====== Supplied information
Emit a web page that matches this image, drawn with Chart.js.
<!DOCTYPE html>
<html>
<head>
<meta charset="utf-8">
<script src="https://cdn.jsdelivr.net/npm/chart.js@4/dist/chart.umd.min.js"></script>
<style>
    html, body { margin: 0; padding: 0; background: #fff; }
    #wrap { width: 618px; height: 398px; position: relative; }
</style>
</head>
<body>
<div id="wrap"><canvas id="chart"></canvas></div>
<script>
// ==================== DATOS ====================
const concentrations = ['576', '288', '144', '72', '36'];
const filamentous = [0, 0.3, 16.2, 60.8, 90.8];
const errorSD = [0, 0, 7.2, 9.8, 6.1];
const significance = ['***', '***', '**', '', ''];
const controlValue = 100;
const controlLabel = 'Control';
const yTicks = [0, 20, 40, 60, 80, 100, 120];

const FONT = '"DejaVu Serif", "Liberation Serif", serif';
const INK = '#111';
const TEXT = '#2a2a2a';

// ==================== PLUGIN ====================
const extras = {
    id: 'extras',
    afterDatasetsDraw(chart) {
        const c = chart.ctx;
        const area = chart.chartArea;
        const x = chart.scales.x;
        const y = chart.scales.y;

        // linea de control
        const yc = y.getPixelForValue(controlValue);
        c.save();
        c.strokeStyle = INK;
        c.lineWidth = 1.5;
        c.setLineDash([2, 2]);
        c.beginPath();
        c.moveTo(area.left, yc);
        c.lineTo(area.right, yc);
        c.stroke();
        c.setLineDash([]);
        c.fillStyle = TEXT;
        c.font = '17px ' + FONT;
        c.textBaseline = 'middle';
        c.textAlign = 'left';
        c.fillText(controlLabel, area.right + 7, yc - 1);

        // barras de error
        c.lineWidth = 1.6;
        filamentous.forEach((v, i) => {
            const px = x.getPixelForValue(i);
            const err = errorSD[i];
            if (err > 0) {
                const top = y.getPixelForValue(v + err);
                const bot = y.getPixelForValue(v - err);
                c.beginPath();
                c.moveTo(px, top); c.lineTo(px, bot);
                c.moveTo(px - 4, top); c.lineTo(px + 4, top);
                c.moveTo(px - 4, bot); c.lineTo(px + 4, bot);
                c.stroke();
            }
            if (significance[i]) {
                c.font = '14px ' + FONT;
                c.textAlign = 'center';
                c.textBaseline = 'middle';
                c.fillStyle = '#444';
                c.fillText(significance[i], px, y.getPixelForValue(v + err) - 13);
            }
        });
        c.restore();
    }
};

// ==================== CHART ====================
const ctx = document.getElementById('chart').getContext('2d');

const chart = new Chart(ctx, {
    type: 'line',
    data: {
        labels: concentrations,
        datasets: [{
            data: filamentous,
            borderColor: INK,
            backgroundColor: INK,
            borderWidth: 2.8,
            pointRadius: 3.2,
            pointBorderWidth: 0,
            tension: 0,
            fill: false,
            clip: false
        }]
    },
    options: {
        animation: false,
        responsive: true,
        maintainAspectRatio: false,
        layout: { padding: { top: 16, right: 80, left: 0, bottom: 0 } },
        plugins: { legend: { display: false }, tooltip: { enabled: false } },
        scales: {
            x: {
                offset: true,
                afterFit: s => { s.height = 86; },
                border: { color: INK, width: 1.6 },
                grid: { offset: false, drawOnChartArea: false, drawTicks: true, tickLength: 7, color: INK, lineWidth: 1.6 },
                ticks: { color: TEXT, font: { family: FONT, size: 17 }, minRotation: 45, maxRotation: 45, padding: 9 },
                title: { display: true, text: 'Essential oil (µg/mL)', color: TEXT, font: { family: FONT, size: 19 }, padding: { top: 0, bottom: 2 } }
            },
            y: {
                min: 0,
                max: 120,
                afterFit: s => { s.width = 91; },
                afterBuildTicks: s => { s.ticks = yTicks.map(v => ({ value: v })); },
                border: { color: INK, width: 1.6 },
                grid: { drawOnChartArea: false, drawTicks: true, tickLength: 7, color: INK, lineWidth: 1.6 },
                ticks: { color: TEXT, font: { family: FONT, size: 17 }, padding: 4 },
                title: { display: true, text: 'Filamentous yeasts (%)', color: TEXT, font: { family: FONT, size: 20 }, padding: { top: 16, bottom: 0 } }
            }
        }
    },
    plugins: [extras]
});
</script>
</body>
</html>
============
====== Supplied information
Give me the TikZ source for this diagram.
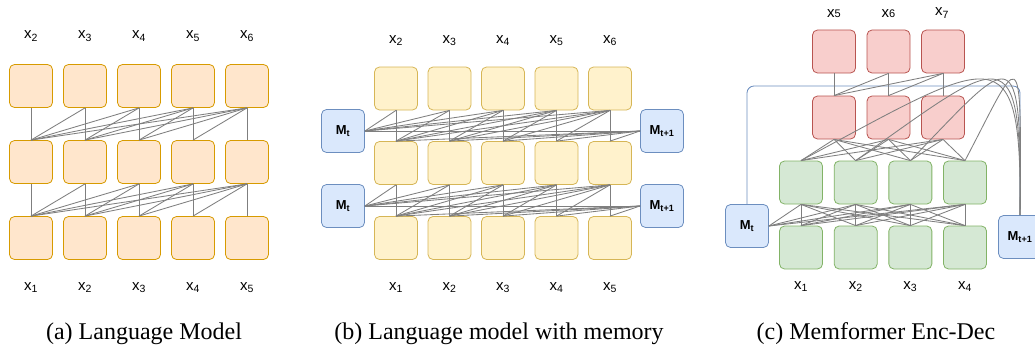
============
====== Supplied information
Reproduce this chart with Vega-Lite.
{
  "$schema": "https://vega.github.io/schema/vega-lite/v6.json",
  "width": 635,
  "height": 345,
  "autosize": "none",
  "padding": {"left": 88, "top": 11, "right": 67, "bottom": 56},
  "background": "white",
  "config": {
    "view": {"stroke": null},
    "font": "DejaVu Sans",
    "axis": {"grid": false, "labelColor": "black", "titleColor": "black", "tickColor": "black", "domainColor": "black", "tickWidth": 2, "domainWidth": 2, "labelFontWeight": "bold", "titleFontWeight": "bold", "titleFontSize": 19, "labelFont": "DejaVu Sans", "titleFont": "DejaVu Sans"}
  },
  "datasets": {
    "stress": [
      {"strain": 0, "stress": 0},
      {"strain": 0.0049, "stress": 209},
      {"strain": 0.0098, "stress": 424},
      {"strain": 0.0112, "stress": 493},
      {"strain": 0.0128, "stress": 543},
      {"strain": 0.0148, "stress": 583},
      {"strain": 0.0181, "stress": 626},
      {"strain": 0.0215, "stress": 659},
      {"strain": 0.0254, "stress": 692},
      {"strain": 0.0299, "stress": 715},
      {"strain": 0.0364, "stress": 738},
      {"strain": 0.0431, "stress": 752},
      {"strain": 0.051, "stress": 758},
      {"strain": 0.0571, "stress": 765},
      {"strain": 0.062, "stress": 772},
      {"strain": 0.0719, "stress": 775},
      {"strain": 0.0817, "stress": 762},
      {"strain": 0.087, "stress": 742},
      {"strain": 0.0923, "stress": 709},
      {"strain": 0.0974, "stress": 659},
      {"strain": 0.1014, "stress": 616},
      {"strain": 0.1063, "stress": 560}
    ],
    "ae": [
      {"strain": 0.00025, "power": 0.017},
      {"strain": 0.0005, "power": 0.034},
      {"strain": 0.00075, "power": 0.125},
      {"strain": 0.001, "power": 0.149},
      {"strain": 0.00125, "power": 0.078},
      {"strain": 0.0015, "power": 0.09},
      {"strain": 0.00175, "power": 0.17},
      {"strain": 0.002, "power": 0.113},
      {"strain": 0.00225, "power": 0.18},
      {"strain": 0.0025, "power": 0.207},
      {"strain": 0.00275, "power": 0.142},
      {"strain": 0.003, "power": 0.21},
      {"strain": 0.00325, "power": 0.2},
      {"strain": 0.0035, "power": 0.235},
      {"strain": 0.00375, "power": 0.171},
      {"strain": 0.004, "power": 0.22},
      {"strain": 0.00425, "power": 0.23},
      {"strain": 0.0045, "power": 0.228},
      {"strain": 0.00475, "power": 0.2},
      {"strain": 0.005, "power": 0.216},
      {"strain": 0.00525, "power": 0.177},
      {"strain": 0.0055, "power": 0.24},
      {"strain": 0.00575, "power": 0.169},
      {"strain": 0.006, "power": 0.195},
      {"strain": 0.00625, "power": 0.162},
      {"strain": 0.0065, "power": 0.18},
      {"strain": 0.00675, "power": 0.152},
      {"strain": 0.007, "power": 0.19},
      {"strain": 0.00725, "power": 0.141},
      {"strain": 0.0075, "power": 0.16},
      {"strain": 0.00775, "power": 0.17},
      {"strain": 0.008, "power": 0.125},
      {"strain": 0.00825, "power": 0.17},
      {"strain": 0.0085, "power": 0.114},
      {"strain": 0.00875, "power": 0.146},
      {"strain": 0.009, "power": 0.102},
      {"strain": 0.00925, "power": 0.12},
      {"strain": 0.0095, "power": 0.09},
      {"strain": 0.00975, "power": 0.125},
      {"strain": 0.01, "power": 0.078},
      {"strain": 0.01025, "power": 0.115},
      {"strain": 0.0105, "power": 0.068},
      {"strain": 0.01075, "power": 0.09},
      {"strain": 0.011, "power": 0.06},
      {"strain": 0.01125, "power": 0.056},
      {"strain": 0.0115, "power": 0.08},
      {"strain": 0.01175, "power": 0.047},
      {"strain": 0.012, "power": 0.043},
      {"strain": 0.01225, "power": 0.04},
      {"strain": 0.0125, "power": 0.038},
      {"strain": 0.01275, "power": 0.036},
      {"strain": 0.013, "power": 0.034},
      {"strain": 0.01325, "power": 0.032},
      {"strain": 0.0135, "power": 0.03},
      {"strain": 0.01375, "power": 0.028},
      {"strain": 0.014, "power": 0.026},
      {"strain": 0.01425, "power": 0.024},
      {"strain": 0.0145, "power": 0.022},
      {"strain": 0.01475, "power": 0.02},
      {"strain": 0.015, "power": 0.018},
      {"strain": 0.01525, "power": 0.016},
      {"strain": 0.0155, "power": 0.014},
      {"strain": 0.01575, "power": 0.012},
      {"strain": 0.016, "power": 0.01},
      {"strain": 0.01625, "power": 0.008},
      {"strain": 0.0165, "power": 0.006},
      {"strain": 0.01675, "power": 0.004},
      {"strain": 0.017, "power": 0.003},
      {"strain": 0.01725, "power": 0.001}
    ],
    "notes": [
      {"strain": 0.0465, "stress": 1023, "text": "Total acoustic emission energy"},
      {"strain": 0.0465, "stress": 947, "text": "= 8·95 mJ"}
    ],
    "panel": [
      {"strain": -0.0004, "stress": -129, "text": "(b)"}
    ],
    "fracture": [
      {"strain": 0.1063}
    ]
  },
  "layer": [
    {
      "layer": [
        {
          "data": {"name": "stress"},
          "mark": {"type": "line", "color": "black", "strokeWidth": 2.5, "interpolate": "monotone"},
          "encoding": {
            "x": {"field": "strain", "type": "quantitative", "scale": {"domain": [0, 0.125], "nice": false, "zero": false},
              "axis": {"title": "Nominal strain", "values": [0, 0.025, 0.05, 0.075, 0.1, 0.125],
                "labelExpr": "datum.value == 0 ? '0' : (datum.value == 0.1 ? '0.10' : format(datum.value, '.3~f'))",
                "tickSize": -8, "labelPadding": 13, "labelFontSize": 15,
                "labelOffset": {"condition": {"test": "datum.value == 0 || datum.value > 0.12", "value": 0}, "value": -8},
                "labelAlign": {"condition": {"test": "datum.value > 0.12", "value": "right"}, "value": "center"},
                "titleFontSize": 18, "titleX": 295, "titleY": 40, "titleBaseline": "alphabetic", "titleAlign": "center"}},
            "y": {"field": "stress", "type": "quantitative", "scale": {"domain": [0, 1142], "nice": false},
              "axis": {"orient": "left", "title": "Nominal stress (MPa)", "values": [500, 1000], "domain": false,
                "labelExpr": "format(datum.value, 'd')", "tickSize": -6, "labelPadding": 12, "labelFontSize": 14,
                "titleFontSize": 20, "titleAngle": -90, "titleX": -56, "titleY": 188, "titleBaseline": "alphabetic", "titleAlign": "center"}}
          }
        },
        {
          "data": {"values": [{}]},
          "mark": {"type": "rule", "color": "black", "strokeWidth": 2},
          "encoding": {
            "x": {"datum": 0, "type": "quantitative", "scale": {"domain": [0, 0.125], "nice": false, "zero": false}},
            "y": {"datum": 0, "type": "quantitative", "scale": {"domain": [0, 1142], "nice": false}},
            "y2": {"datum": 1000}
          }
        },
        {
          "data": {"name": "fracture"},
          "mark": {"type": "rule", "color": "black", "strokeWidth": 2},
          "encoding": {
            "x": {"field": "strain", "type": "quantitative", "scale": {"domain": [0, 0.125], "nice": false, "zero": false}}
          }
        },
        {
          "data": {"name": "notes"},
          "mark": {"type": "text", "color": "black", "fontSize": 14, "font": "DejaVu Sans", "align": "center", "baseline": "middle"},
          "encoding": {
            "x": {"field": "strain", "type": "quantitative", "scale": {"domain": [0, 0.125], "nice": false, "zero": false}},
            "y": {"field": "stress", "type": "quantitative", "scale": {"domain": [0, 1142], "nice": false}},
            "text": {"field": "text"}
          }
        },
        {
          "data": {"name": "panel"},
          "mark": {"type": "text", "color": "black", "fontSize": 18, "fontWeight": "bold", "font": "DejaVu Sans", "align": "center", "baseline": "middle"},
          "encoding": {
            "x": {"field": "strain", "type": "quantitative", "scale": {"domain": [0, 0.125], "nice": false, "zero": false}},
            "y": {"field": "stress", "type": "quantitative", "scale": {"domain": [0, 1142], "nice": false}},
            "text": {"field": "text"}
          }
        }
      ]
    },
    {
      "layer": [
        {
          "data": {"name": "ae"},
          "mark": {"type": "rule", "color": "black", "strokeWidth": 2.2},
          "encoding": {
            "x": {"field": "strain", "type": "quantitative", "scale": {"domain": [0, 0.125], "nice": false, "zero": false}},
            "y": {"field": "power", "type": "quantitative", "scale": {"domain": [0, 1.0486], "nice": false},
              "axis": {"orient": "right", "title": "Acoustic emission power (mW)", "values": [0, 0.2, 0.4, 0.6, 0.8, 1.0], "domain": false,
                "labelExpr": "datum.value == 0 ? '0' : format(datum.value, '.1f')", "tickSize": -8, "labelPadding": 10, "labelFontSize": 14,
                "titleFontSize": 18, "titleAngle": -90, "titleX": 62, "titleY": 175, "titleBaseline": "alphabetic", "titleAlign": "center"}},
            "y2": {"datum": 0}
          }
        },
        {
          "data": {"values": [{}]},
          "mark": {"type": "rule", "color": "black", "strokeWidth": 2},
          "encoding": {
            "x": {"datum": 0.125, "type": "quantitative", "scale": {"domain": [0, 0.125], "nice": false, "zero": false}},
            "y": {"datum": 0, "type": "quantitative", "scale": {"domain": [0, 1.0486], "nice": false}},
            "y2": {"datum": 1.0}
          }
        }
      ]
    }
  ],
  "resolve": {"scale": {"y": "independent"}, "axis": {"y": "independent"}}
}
============
**Exercise directions**:
Only the lines from the one with "Emit a web page" up to the one with "c.fillText(controlLabel, area.right +" should be repeated, both included, exactly as they appear.

**Output of the task**:
Emit a web page that matches this image, drawn with Chart.js.
<!DOCTYPE html>
<html>
<head>
<meta charset="utf-8">
<script src="https://cdn.jsdelivr.net/npm/chart.js@4/dist/chart.umd.min.js"></script>
<style>
    html, body { margin: 0; padding: 0; background: #fff; }
    #wrap { width: 618px; height: 398px; position: relative; }
</style>
</head>
<body>
<div id="wrap"><canvas id="chart"></canvas></div>
<script>
// ==================== DATOS ====================
const concentrations = ['576', '288', '144', '72', '36'];
const filamentous = [0, 0.3, 16.2, 60.8, 90.8];
const errorSD = [0, 0, 7.2, 9.8, 6.1];
const significance = ['***', '***', '**', '', ''];
const controlValue = 100;
const controlLabel = 'Control';
const yTicks = [0, 20, 40, 60, 80, 100, 120];

const FONT = '"DejaVu Serif", "Liberation Serif", serif';
const INK = '#111';
const TEXT = '#2a2a2a';

// ==================== PLUGIN ====================
const extras = {
    id: 'extras',
    afterDatasetsDraw(chart) {
        const c = chart.ctx;
        const area = chart.chartArea;
        const x = chart.scales.x;
        const y = chart.scales.y;

        // linea de control
        const yc = y.getPixelForValue(controlValue);
        c.save();
        c.strokeStyle = INK;
        c.lineWidth = 1.5;
        c.setLineDash([2, 2]);
        c.beginPath();
        c.moveTo(area.left, yc);
        c.lineTo(area.right, yc);
        c.stroke();
        c.setLineDash([]);
        c.fillStyle = TEXT;
        c.font = '17px ' + FONT;
        c.textBaseline = 'middle';
        c.textAlign = 'left';
        c.fillText(controlLabel, area.right + 7, yc - 1);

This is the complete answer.